Set exercise: Restate each line word for word. Leave out every picture.

Data excerpt:
************

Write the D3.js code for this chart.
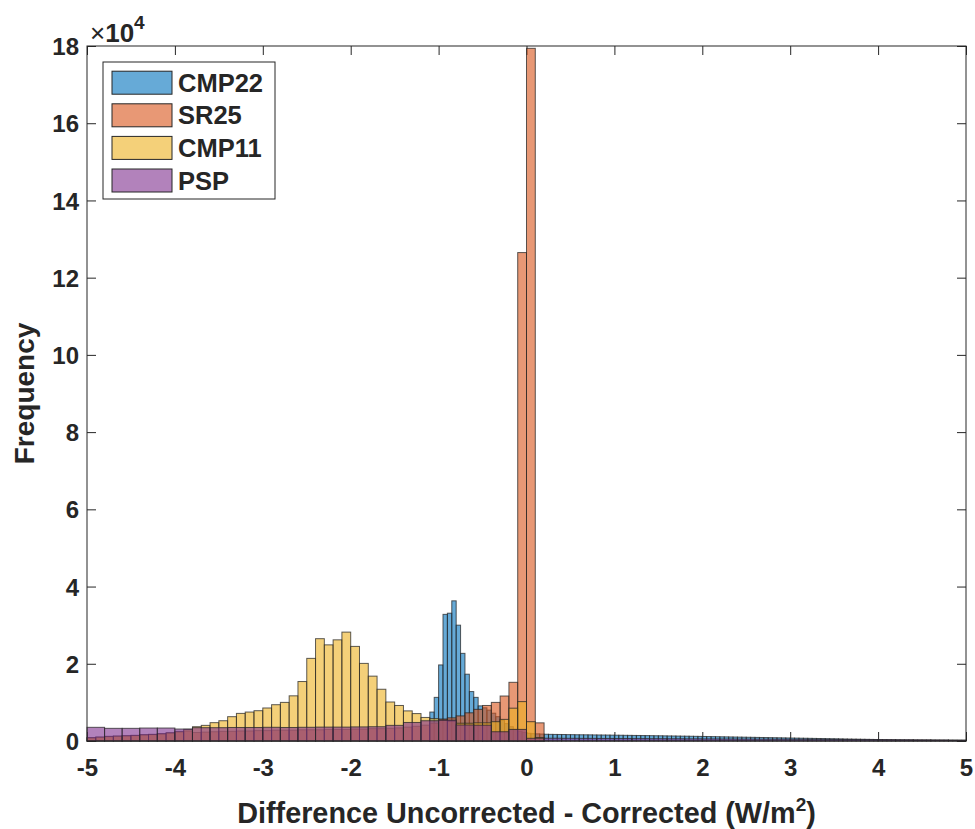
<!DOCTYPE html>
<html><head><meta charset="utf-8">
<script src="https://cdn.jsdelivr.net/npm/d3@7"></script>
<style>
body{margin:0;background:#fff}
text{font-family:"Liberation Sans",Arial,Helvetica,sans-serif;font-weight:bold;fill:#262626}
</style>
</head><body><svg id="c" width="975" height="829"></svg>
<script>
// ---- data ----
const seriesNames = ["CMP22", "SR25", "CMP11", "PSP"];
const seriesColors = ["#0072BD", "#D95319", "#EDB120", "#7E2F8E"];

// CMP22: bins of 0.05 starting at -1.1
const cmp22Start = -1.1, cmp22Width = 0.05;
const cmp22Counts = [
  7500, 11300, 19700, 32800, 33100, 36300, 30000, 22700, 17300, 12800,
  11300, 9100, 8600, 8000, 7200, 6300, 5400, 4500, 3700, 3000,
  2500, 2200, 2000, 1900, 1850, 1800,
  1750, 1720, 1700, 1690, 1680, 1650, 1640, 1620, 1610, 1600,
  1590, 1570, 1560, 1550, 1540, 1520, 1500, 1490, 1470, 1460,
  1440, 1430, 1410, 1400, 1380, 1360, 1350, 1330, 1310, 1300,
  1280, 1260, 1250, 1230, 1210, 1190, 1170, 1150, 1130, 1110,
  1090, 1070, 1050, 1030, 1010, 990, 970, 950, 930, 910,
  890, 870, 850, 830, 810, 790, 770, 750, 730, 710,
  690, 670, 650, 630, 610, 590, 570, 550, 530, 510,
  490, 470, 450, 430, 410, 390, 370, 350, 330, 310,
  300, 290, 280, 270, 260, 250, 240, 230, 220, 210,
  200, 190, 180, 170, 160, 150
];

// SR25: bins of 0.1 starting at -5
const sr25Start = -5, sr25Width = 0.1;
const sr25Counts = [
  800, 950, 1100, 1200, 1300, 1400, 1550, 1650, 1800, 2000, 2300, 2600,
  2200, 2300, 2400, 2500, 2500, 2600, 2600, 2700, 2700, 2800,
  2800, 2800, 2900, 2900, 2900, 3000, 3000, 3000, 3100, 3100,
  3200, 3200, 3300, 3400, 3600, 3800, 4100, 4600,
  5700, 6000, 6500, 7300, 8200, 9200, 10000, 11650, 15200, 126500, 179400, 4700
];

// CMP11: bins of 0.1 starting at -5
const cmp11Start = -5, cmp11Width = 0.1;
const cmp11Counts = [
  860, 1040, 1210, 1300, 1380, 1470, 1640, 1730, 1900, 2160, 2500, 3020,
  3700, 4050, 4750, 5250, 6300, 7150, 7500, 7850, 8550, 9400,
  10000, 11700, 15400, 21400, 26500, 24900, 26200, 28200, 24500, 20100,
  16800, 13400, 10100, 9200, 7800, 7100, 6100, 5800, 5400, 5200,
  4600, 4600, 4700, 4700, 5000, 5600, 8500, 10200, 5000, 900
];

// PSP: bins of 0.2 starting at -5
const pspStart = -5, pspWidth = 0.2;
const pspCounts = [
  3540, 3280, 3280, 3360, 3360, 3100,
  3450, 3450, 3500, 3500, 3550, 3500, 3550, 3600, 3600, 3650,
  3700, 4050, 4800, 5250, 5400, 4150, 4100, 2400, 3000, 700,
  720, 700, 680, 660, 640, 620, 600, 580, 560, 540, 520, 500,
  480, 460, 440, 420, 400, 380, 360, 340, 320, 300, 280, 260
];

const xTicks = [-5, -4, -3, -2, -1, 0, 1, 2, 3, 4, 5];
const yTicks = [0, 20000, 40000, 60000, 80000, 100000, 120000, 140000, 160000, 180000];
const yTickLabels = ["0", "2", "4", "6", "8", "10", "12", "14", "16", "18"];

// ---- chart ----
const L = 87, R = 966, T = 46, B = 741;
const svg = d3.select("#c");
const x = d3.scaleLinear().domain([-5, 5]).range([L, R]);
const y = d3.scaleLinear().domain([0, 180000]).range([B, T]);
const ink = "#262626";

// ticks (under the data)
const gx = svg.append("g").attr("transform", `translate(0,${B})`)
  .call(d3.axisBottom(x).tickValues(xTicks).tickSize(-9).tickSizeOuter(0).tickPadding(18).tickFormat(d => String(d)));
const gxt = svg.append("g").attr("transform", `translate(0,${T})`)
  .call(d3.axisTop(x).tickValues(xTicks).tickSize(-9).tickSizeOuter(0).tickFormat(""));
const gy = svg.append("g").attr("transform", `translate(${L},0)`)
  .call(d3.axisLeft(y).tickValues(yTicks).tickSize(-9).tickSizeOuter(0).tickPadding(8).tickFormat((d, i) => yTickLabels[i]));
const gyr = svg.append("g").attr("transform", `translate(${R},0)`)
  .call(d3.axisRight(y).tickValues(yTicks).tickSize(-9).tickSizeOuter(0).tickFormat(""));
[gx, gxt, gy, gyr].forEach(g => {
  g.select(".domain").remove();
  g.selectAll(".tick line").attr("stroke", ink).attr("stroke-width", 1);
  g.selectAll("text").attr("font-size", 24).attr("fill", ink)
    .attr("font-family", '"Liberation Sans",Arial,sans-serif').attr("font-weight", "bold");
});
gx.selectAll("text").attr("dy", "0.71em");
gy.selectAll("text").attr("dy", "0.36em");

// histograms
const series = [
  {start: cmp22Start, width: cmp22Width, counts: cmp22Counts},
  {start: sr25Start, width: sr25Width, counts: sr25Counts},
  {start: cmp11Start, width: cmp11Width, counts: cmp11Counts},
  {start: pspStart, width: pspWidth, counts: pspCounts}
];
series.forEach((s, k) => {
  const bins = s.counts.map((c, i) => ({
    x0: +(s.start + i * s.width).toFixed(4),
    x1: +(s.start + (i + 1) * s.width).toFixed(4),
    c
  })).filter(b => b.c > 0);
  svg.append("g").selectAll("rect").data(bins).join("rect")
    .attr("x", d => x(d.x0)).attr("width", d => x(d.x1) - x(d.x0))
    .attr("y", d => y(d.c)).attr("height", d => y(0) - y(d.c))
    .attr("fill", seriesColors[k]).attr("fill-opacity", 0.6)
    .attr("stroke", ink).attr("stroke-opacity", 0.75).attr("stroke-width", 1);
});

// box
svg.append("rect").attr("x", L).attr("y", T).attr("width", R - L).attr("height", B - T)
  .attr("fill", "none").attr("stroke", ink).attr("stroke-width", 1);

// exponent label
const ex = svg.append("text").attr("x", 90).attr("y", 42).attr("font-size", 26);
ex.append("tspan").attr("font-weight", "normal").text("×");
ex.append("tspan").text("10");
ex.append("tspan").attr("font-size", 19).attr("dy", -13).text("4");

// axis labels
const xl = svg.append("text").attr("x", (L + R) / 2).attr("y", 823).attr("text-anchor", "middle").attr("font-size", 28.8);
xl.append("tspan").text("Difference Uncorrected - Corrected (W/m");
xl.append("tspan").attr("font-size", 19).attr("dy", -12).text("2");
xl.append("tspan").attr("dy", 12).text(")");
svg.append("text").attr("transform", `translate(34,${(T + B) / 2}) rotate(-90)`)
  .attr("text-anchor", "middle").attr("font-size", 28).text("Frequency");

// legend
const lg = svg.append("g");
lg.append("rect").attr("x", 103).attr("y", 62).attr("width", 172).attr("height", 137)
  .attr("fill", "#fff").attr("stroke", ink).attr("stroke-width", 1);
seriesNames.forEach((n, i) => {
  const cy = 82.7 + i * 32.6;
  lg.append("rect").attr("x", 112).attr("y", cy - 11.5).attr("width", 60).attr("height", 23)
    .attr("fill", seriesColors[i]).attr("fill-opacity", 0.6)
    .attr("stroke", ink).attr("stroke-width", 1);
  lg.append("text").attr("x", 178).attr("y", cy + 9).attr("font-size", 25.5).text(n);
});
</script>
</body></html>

************

Solution to the problem:
Write the D3.js code for this chart.
<!DOCTYPE html>
<html><head><meta charset="utf-8">
<script src="https://cdn.jsdelivr.net/npm/d3@7"></script>
<style>
body{margin:0;background:#fff}
text{font-family:"Liberation Sans",Arial,Helvetica,sans-serif;font-weight:bold;fill:#262626}
</style>
</head><body><svg id="c" width="975" height="829"></svg>
<script>
// ---- data ----
const seriesNames = ["CMP22", "SR25", "CMP11", "PSP"];
const seriesColors = ["#0072BD", "#D95319", "#EDB120", "#7E2F8E"];

// CMP22: bins of 0.05 starting at -1.1
const cmp22Start = -1.1, cmp22Width = 0.05;
const cmp22Counts = [
  7500, 11300, 19700, 32800, 33100, 36300, 30000, 22700, 17300, 12800,
  11300, 9100, 8600, 8000, 7200, 6300, 5400, 4500, 3700, 3000,
  2500, 2200, 2000, 1900, 1850, 1800,
  1750, 1720, 1700, 1690, 1680, 1650, 1640, 1620, 1610, 1600,
  1590, 1570, 1560, 1550, 1540, 1520, 1500, 1490, 1470, 1460,
  1440, 1430, 1410, 1400, 1380, 1360, 1350, 1330, 1310, 1300,
  1280, 1260, 1250, 1230, 1210, 1190, 1170, 1150, 1130, 1110,
  1090, 1070, 1050, 1030, 1010, 990, 970, 950, 930, 910,
  890, 870, 850, 830, 810, 790, 770, 750, 730, 710,
  690, 670, 650, 630, 610, 590, 570, 550, 530, 510,
  490, 470, 450, 430, 410, 390, 370, 350, 330, 310,
  300, 290, 280, 270, 260, 250, 240, 230, 220, 210,
  200, 190, 180, 170, 160, 150
];

// SR25: bins of 0.1 starting at -5
const sr25Start = -5, sr25Width = 0.1;
const sr25Counts = [
  800, 950, 1100, 1200, 1300, 1400, 1550, 1650, 1800, 2000, 2300, 2600,
  2200, 2300, 2400, 2500, 2500, 2600, 2600, 2700, 2700, 2800,
  2800, 2800, 2900, 2900, 2900, 3000, 3000, 3000, 3100, 3100,
  3200, 3200, 3300, 3400, 3600, 3800, 4100, 4600,
  5700, 6000, 6500, 7300, 8200, 9200, 10000, 11650, 15200, 126500, 179400, 4700
];

// CMP11: bins of 0.1 starting at -5
const cmp11Start = -5, cmp11Width = 0.1;
const cmp11Counts = [
  860, 1040, 1210, 1300, 1380, 1470, 1640, 1730, 1900, 2160, 2500, 3020,
  3700, 4050, 4750, 5250, 6300, 7150, 7500, 7850, 8550, 9400,
  10000, 11700, 15400, 21400, 26500, 24900, 26200, 28200, 24500, 20100,
  16800, 13400, 10100, 9200, 7800, 7100, 6100, 5800, 5400, 5200,
  4600, 4600, 4700, 4700, 5000, 5600, 8500, 10200, 5000, 900
];

// PSP: bins of 0.2 starting at -5
const pspStart = -5, pspWidth = 0.2;
const pspCounts = [
  3540, 3280, 3280, 3360, 3360, 3100,
  3450, 3450, 3500, 3500, 3550, 3500, 3550, 3600, 3600, 3650,
  3700, 4050, 4800, 5250, 5400, 4150, 4100, 2400, 3000, 700,
  720, 700, 680, 660, 640, 620, 600, 580, 560, 540, 520, 500,
  480, 460, 440, 420, 400, 380, 360, 340, 320, 300, 280, 260
];

const xTicks = [-5, -4, -3, -2, -1, 0, 1, 2, 3, 4, 5];
const yTicks = [0, 20000, 40000, 60000, 80000, 100000, 120000, 140000, 160000, 180000];
const yTickLabels = ["0", "2", "4", "6", "8", "10", "12", "14", "16", "18"];

// ---- chart ----
const L = 87, R = 966, T = 46, B = 741;
const svg = d3.select("#c");
const x = d3.scaleLinear().domain([-5, 5]).range([L, R]);
const y = d3.scaleLinear().domain([0, 180000]).range([B, T]);
const ink = "#262626";

// ticks (under the data)
const gx = svg.append("g").attr("transform", `translate(0,${B})`)
  .call(d3.axisBottom(x).tickValues(xTicks).tickSize(-9).tickSizeOuter(0).tickPadding(18).tickFormat(d => String(d)));
const gxt = svg.append("g").attr("transform", `translate(0,${T})`)
  .call(d3.axisTop(x).tickValues(xTicks).tickSize(-9).tickSizeOuter(0).tickFormat(""));
const gy = svg.append("g").attr("transform", `translate(${L},0)`)
  .call(d3.axisLeft(y).tickValues(yTicks).tickSize(-9).tickSizeOuter(0).tickPadding(8).tickFormat((d, i) => yTickLabels[i]));
const gyr = svg.append("g").attr("transform", `translate(${R},0)`)
  .call(d3.axisRight(y).tickValues(yTicks).tickSize(-9).tickSizeOuter(0).tickFormat(""));
[gx, gxt, gy, gyr].forEach(g => {
  g.select(".domain").remove();
  g.selectAll(".tick line").attr("stroke", ink).attr("stroke-width", 1);
  g.selectAll("text").attr("font-size", 24).attr("fill", ink)
    .attr("font-family", '"Liberation Sans",Arial,sans-serif').attr("font-weight", "bold");
});
gx.selectAll("text").attr("dy", "0.71em");
gy.selectAll("text").attr("dy", "0.36em");

// histograms
const series = [
  {start: cmp22Start, width: cmp22Width, counts: cmp22Counts},
  {start: sr25Start, width: sr25Width, counts: sr25Counts},
  {start: cmp11Start, width: cmp11Width, counts: cmp11Counts},
  {start: pspStart, width: pspWidth, counts: pspCounts}
];
series.forEach((s, k) => {
  const bins = s.counts.map((c, i) => ({
    x0: +(s.start + i * s.width).toFixed(4),
    x1: +(s.start + (i + 1) * s.width).toFixed(4),
    c
  })).filter(b => b.c > 0);
  svg.append("g").selectAll("rect").data(bins).join("rect")
    .attr("x", d => x(d.x0)).attr("width", d => x(d.x1) - x(d.x0))
    .attr("y", d => y(d.c)).attr("height", d => y(0) - y(d.c))
    .attr("fill", seriesColors[k]).attr("fill-opacity", 0.6)
    .attr("stroke", ink).attr("stroke-opacity", 0.75).attr("stroke-width", 1);
});

// box
svg.append("rect").attr("x", L).attr("y", T).attr("width", R - L).attr("height", B - T)
  .attr("fill", "none").attr("stroke", ink).attr("stroke-width", 1);

// exponent label
const ex = svg.append("text").attr("x", 90).attr("y", 42).attr("font-size", 26);
ex.append("tspan").attr("font-weight", "normal").text("×");
ex.append("tspan").text("10");
ex.append("tspan").attr("font-size", 19).attr("dy", -13).text("4");

// axis labels
const xl = svg.append("text").attr("x", (L + R) / 2).attr("y", 823).attr("text-anchor", "middle").attr("font-size", 28.8);
xl.append("tspan").text("Difference Uncorrected - Corrected (W/m");
xl.append("tspan").attr("font-size", 19).attr("dy", -12).text("2");
xl.append("tspan").attr("dy", 12).text(")");
svg.append("text").attr("transform", `translate(34,${(T + B) / 2}) rotate(-90)`)
  .attr("text-anchor", "middle").attr("font-size", 28).text("Frequency");

// legend
const lg = svg.append("g");
lg.append("rect").attr("x", 103).attr("y", 62).attr("width", 172).attr("height", 137)
  .attr("fill", "#fff").attr("stroke", ink).attr("stroke-width", 1);
seriesNames.forEach((n, i) => {
  const cy = 82.7 + i * 32.6;
  lg.append("rect").attr("x", 112).attr("y", cy - 11.5).attr("width", 60).attr("height", 23)
    .attr("fill", seriesColors[i]).attr("fill-opacity", 0.6)
    .attr("stroke", ink).attr("stroke-width", 1);
  lg.append("text").attr("x", 178).attr("y", cy + 9).attr("font-size", 25.5).text(n);
});
</script>
</body></html>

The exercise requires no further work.